The modern age does sort of offer a solution to this problem of course. Your “tribes” may not be physically local anymore, but they’re still connected via the internet. Facebook and memes and super-specialized message boards and conventions all keep our various tribes intact and allow this diversity to flourish, no matter the geographic distance involved. Unfortunately, attraction is still a very physical response. Sparks can happen over the internet, but they are rare. The net effect is that while sparks and fuel are both still in supply today, modern technology has… separated them. Fuel is primarily online, and sparks in person, and never the twain shall meet.
“But wait”! I hear you say. “Isn’t online dating a thing”? It is! How perspicacious!
Online dating seems ideal; you fill out a form and let computers sort through the mountains of people in your region to find those with the appropriate “compatibility” (fuel), and then you go and meet them in person, and voila! Reality is somewhat unforgiving of this hypothesis though. For whatever reason, sparks are mostly a function of spontaneity, and they rarely happen in a one-on-one setting. Going on a deliberate coffee date with somebody you met online has to be the world’s worst possible approach for generating that initial spark, no matter how much fuel is present.

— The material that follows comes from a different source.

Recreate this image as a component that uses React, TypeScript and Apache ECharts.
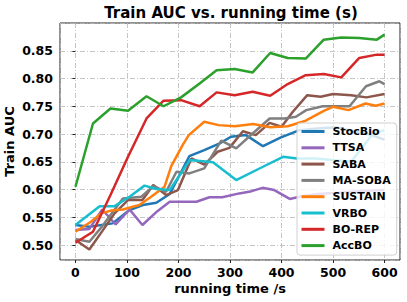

I think like an engineer (I can’t say I am an engineer or else real engineers will hunt me down and sue me) so I have come up with a couple of ridiculous solutions to these problems. Among other even more terrible ideas:
- An “offline dating form” for people to fill out when there you spark with someone in real life. It doesn’t actually increase the likelihood of a successful match, but at least it avoids wasting time on a couple of dates until you figure out that you’re just not compatible.
- Blinded online/offline mixers. A dating company holds an invite-only real-life party for groups of its users, with the guarantee that most of the people there will be people you match with really well.
Am I done with this rambly rant? No, I am not. The other dimension I have mostly glossed over so far is the fact that in ye olden days, everybody in your social group was looking for basically the same kind of relationship. Marriage, dog, 2.49 kids, white picket fence, whatever. Today we are much more liberal: you can have whatever kind of relationship you want as long as it’s consensual; you just have to agree on it first.
In a way this just kinda falls under fuel: yet another point of compatibility to consider when filling out the form. But it’s also special, because it’s super-hard to talk about and there’s tons of room for confusion. I don’t have a problem telling a date I’m an atheist, and it’s the sort of thing that might come up in a first-date conversation. If they’re not into that, oh well, moving on. Kids though? Who talks about kids on a first date? But it’s important. Most people feel pretty strongly about it one way or the other, and if you realize six months in that you feel differently, well then… oops?
Even worse, there are so many shades of grey in this that it’s easy to fall into a relationship and not even realize that you’re in different places. Love is a ridiculously overcomplicated word. Rothfuss says it better than I ever will:
Here’s the thing, I’m not a fan of LOVE as a singular concept. It’s a ridiculously broad term that can be applied to pets, sex partners, or Oreos. When a word accretes that many definitions, it becomes virtually nonsensical.
In that second link above, Rothfuss splits “love” into five or arguably six concepts (philos, eros, agape, storge, eleutheria, romance). These are useful distinctions with compelling definitions, but they blend into one another. Where does agape end and romance begin? What about eros, isn’t that kind of a component of the others sometimes? Word definitions are fuzzy abstractions to begin with and language is socially negotiated. When someone says “I love you”, chances are they don’t even know exactly which mix of love-concepts they really mean, and god help anybody else trying to come up with a correct interpretation. It’s kind of a crap-shoot, and not a necessarily a particularly ethical one.
All of this leaves us where exactly? I don’t really know. Clearly, I think too much. I started this thing talking about musicals, so I’ll end it with one too. If you’re looking for love out there in 2017… good luck?